§ PROVIDED DATA:
━━━━━━━━━━━━━━━━
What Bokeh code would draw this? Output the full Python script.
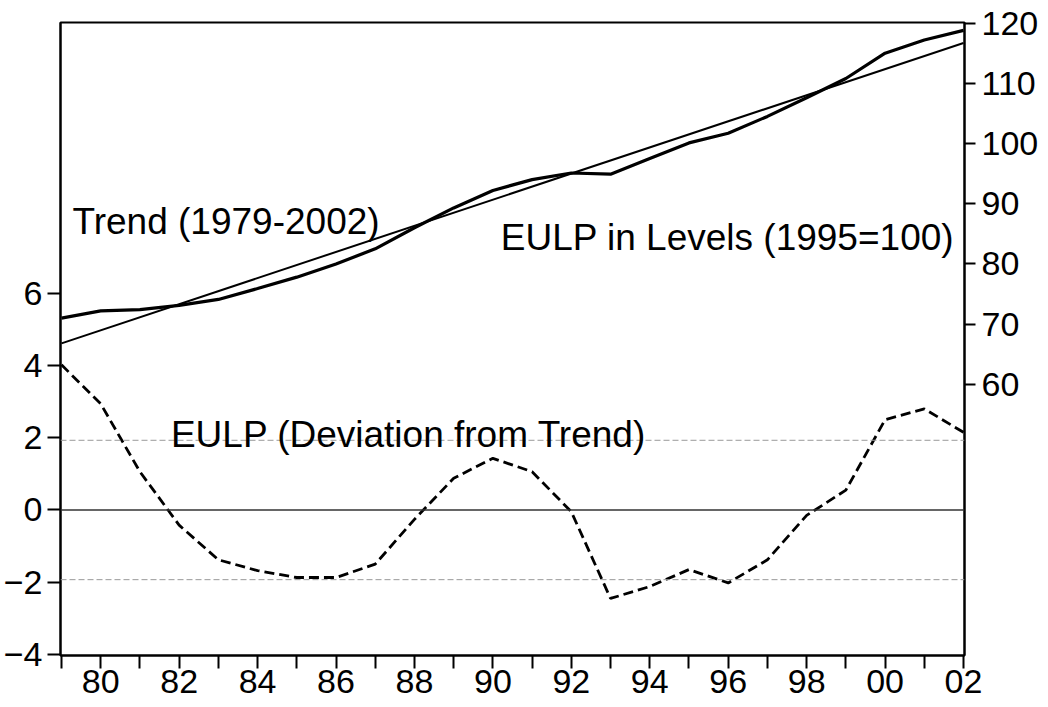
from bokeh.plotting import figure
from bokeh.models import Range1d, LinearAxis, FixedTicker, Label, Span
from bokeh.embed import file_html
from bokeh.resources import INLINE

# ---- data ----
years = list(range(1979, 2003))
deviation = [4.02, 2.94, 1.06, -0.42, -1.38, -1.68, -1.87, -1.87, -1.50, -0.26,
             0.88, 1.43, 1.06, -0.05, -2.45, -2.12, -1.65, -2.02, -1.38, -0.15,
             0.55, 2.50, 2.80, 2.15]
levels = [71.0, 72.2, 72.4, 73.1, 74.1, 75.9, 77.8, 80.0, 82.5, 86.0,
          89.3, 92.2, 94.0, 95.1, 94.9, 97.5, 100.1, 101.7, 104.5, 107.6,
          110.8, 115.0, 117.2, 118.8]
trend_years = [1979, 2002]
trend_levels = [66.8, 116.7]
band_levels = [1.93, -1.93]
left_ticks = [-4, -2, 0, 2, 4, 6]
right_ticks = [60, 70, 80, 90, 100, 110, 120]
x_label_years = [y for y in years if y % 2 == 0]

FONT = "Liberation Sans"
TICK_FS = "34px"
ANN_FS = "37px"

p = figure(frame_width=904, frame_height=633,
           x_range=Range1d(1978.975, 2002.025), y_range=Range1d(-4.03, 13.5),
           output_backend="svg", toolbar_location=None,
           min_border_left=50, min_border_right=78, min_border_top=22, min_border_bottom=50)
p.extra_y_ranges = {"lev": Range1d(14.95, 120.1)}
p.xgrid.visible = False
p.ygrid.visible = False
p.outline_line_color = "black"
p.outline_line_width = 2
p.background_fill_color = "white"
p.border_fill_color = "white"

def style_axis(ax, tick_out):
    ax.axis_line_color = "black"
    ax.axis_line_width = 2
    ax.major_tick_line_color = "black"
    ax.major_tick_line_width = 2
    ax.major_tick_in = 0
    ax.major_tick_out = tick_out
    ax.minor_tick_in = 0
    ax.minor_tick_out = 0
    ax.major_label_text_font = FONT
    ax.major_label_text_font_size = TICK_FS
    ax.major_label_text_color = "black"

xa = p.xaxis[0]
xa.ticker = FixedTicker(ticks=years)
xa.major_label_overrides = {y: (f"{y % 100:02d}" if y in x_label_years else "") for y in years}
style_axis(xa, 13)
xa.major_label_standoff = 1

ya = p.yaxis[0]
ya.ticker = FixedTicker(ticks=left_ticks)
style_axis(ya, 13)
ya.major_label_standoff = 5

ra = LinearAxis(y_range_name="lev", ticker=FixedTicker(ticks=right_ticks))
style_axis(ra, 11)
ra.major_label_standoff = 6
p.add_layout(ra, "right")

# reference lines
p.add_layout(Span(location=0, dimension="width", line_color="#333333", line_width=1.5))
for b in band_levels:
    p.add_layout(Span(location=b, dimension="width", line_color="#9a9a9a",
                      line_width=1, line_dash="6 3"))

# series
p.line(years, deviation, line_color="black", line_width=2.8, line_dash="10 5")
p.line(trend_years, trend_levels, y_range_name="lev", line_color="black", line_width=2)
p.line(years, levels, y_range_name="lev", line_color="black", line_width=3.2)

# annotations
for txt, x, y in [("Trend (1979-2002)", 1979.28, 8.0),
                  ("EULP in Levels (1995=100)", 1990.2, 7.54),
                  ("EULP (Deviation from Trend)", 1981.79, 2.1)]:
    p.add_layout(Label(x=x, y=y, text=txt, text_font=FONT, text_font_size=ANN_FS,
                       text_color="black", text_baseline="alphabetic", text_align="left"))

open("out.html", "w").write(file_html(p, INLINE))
━━━━━━━━━━━━━━━━
§ INSTRUCTION: Return only the lines from the start of the data through the line that contains "from bokeh.resources import INLINE", please, copying them exactly and omitting all pictures.

§ RESULT OF THE EXERCISE:
What Bokeh code would draw this? Output the full Python script.
from bokeh.plotting import figure
from bokeh.models import Range1d, LinearAxis, FixedTicker, Label, Span
from bokeh.embed import file_html
from bokeh.resources import INLINE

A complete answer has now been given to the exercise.